■ **To be done**
Return the records from the first line through the line containing "toptext] (center) at", and leave out the pictures.

■ **Material provided**
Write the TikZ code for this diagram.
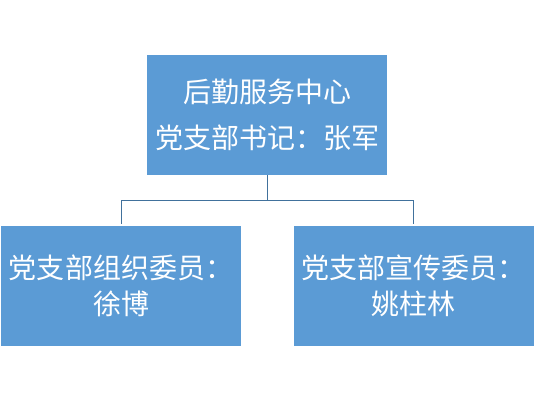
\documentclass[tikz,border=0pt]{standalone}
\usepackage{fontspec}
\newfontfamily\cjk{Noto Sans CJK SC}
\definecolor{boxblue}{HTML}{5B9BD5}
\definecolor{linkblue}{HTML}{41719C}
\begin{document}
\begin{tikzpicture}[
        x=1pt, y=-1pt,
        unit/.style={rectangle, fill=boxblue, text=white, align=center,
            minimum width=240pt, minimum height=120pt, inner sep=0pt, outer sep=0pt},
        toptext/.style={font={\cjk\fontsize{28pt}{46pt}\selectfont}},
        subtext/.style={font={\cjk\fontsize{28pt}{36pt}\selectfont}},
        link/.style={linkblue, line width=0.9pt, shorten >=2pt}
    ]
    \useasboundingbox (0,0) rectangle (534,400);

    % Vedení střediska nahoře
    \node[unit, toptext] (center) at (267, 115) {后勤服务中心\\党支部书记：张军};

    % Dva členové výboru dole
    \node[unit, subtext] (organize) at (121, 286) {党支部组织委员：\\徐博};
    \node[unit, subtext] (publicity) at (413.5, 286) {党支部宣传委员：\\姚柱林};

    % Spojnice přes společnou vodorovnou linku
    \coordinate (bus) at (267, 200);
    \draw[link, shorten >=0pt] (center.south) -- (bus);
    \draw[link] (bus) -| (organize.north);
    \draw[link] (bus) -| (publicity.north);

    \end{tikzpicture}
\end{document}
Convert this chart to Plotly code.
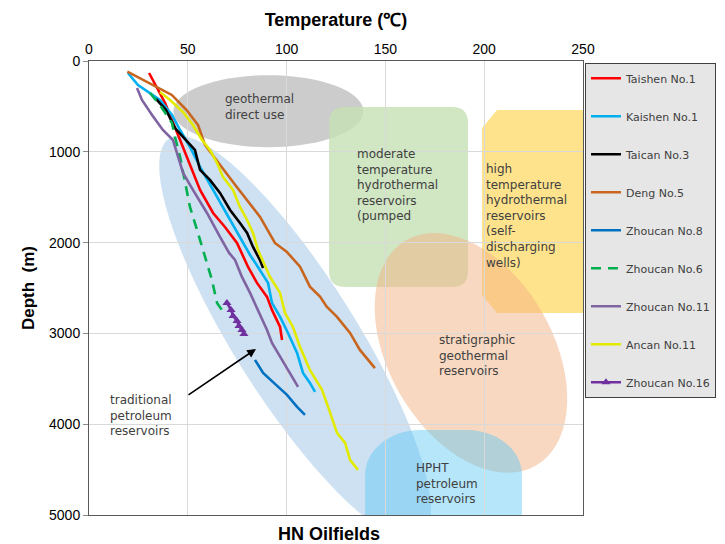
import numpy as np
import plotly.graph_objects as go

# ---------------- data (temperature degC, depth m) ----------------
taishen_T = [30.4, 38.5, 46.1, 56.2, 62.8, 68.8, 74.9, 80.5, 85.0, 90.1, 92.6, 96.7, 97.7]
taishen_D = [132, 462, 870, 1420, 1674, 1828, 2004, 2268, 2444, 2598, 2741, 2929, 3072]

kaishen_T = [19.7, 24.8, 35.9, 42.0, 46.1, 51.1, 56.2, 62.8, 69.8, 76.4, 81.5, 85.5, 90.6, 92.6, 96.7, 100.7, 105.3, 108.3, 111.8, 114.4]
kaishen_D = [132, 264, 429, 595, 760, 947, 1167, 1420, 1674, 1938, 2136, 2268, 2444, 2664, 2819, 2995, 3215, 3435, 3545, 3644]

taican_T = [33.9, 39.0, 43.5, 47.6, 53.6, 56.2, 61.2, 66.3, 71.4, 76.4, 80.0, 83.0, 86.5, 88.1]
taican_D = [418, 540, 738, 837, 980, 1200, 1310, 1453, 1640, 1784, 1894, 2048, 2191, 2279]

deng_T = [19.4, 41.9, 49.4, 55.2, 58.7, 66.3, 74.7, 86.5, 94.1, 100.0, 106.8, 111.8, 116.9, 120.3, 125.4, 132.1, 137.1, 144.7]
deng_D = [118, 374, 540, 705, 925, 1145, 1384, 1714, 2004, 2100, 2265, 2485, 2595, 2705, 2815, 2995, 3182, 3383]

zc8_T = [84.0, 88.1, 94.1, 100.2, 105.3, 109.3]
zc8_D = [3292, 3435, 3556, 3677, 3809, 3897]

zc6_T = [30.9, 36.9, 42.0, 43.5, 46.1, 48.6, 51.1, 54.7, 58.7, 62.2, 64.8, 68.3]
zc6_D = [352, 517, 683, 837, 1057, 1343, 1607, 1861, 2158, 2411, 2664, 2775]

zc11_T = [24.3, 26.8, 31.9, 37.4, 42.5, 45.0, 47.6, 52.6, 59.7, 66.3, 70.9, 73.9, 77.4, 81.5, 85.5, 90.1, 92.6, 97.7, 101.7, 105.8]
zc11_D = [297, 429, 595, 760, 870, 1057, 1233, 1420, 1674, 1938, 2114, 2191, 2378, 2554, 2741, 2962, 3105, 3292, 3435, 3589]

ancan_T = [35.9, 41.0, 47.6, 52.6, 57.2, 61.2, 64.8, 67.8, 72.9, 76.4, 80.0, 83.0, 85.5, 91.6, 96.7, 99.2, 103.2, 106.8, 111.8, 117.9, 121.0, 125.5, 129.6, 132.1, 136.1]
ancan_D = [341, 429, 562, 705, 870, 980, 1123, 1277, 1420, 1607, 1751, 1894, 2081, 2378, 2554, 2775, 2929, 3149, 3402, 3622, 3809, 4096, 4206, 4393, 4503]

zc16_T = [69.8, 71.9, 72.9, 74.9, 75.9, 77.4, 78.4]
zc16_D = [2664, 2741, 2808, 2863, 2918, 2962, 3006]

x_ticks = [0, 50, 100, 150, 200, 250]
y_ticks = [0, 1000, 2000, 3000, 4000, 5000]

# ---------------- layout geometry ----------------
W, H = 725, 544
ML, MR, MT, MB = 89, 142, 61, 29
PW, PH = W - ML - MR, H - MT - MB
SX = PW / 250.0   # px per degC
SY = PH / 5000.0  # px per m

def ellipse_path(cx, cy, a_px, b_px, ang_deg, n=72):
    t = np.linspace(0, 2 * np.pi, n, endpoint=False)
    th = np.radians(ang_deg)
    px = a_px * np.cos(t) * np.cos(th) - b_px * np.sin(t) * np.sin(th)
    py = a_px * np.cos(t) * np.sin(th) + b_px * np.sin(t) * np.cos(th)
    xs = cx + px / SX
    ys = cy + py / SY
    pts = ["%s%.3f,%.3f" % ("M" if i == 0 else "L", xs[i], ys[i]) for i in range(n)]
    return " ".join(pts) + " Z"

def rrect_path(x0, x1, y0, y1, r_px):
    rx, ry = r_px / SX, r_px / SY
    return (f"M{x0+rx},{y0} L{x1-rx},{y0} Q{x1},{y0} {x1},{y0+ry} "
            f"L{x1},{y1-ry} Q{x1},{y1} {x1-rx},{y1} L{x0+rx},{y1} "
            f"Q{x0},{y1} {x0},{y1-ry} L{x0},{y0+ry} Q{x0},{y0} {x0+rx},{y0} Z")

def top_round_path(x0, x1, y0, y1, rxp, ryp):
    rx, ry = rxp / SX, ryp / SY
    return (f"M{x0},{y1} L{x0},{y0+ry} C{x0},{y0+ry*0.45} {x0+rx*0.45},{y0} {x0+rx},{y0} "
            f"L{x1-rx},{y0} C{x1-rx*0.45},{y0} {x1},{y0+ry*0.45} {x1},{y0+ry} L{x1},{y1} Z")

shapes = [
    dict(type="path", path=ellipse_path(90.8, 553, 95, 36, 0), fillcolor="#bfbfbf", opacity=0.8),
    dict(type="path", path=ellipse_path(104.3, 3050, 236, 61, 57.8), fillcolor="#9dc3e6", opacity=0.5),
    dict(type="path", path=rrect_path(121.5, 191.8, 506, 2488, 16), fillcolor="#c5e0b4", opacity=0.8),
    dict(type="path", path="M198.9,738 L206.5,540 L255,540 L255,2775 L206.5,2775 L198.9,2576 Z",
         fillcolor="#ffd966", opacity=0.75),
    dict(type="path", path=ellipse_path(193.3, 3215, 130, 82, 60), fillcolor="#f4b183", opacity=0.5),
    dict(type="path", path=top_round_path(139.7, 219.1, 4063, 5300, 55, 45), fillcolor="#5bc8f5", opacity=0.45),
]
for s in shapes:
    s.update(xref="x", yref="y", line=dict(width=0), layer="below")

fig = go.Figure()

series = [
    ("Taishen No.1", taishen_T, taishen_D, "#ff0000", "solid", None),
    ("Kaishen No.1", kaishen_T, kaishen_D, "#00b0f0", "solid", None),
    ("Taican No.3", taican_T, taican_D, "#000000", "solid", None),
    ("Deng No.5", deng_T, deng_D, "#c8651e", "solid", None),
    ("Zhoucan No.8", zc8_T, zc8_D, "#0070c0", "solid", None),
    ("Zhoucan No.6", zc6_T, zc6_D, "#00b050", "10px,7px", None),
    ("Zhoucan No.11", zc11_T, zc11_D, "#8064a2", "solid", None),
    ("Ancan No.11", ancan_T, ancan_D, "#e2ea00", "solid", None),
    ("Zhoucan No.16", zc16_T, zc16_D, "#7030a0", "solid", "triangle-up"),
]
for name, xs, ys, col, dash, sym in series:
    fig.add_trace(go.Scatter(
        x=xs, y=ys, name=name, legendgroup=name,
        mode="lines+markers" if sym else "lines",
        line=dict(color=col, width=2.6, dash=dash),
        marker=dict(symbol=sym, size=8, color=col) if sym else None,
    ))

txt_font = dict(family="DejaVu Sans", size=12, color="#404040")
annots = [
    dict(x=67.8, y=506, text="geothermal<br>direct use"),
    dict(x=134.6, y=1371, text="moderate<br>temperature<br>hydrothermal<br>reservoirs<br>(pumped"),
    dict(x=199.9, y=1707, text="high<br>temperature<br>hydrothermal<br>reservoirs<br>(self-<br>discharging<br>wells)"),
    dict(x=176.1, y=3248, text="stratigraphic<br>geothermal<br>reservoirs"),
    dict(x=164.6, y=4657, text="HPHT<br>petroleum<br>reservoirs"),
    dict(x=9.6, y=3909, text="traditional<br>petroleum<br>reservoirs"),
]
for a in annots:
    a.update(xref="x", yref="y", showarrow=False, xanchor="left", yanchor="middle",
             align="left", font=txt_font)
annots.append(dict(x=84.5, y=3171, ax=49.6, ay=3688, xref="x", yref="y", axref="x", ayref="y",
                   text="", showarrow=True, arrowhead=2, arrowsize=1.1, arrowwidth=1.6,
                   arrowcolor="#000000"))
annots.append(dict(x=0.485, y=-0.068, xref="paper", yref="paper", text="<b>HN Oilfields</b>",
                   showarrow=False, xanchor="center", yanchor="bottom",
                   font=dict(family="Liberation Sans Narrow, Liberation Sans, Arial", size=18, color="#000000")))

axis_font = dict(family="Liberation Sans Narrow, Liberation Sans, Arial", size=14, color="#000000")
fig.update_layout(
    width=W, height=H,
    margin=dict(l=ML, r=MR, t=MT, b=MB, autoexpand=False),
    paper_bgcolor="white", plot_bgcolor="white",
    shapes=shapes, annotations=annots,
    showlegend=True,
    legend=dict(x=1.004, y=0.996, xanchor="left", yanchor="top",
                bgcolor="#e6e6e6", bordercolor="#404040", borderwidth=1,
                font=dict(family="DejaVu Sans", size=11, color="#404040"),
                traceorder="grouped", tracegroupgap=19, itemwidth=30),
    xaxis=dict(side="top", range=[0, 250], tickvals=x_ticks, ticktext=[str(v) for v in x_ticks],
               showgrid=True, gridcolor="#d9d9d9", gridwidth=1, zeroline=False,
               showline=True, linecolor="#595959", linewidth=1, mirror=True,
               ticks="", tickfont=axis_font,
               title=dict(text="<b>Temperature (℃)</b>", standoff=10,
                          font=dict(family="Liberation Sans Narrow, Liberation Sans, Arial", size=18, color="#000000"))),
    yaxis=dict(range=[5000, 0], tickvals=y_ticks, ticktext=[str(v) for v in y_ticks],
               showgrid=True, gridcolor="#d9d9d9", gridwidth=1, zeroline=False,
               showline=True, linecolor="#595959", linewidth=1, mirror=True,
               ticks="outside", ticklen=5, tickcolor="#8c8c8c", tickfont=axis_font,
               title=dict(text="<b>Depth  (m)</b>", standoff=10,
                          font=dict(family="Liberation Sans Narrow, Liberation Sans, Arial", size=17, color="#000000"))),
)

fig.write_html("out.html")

■ **Result for this task**
Write the TikZ code for this diagram.
\documentclass[tikz,border=0pt]{standalone}
\usepackage{fontspec}
\newfontfamily\cjk{Noto Sans CJK SC}
\definecolor{boxblue}{HTML}{5B9BD5}
\definecolor{linkblue}{HTML}{41719C}
\begin{document}
\begin{tikzpicture}[
        x=1pt, y=-1pt,
        unit/.style={rectangle, fill=boxblue, text=white, align=center,
            minimum width=240pt, minimum height=120pt, inner sep=0pt, outer sep=0pt},
        toptext/.style={font={\cjk\fontsize{28pt}{46pt}\selectfont}},
        subtext/.style={font={\cjk\fontsize{28pt}{36pt}\selectfont}},
        link/.style={linkblue, line width=0.9pt, shorten >=2pt}
    ]
    \useasboundingbox (0,0) rectangle (534,400);

    % Vedení střediska nahoře
    \node[unit, toptext] (center) at (267, 115) {后勤服务中心\\党支部书记：张军};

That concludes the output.